Friday, April 01, 2011

Taiwanese Students Have Demands, Too

In the past year, the world has seen marching in the streets by students from California to Germany, from the UK to Wisconsin, and throughout Latin America. Now, students in Taiwan are demanding one of the most basic amenities of all—housing.

In a country where “having a college degree, or even a postgraduate -degree, is considered necessary to obtain employment, issues such as increasing tuition, lengthening years of education and rising dormitory fees place an even greater burden on students.”

The article below focuses on housing needs of students, but as Taiwan is one of the prime destinations of international students studying mandarin Chinese, it raises issues about long as well as short term priorities in the country.–KAS

More dormitories needed, student rights group says
By Hu Ching-hui / Staff Reporter TAIPEI TIMES
Sat, Mar 26, 2011 – Page 3

http://www.taipeitimes.com/News/taiwan/archives/2011/03/26/2003499158

By allowing colleges to increase student capacity, but not requiring the schools to build more dormitories to house them, the Ministry of Education is forcing the majority of students to live off-campus, the College Student Rights Research and Evaluation Group said yesterday.

The group said that according to statistics from the ministry, total student head-counts across the nation’s junior colleges and vocational schools show an increase of 100,000 students between 2002 and last year, bringing the total up to 134,3603.

However, school dormitories only increased accommodation by less than 20,000 beds during that time. About 80,000 college students over those eight years were unable to get a dorm, the group said.

The group conducted a survey of 65 universities. Ninety percent of the universities were unable to satisfy student dormitory requirements, leaving the students to sort out who gets to live in the dormitories by dint of lottery or seniority, the group said the survey showed.

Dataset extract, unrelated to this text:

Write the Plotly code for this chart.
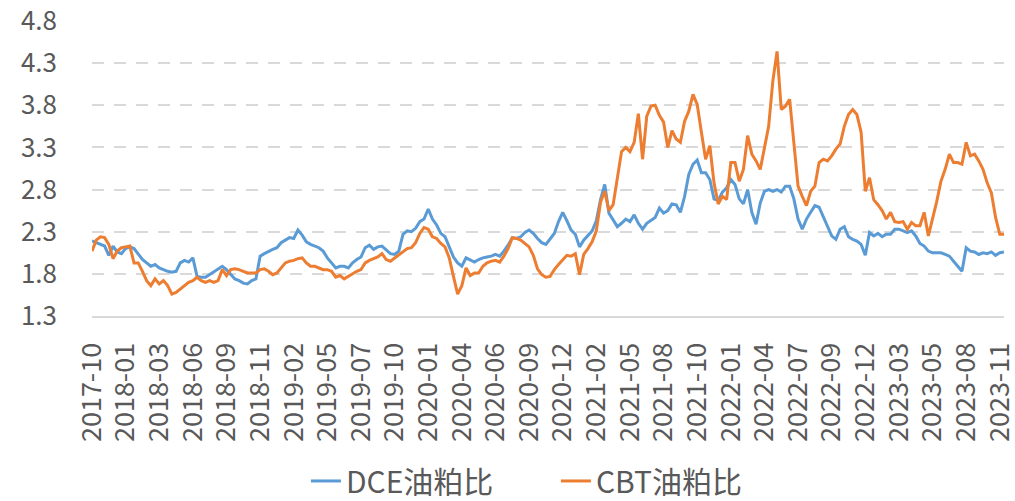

The group said that while in today’s world having a college degree, or even a postgraduate -degree, is considered necessary to obtain employment, issues such as increasing tuition, lengthening years of education and rising dormitory fees place an even greater burden on students.

DEADLY FIRE

The groups said that a recent fire broke out in an off-campus apartment that left one National Dong Hua University student dead and nine injured could be partly attributed to the school’s lack of on-campus housing.

In light of the Dong Hua fire, the group proposed that the ministry and the various junior and vocational colleges across the country build more dormitories for their students.

RISING COSTS

However, the group added that it is opposed to plans for universities to build more on-campus housing via a build-operate-transfer (BOT) model, citing the BOT dormitory at National Taiwan University as an example.

“Higher dormitory costs become a heavier burden on the students rather than alleviating them and it harms the students’ rights to live in a common-priced dormitory,” the group said.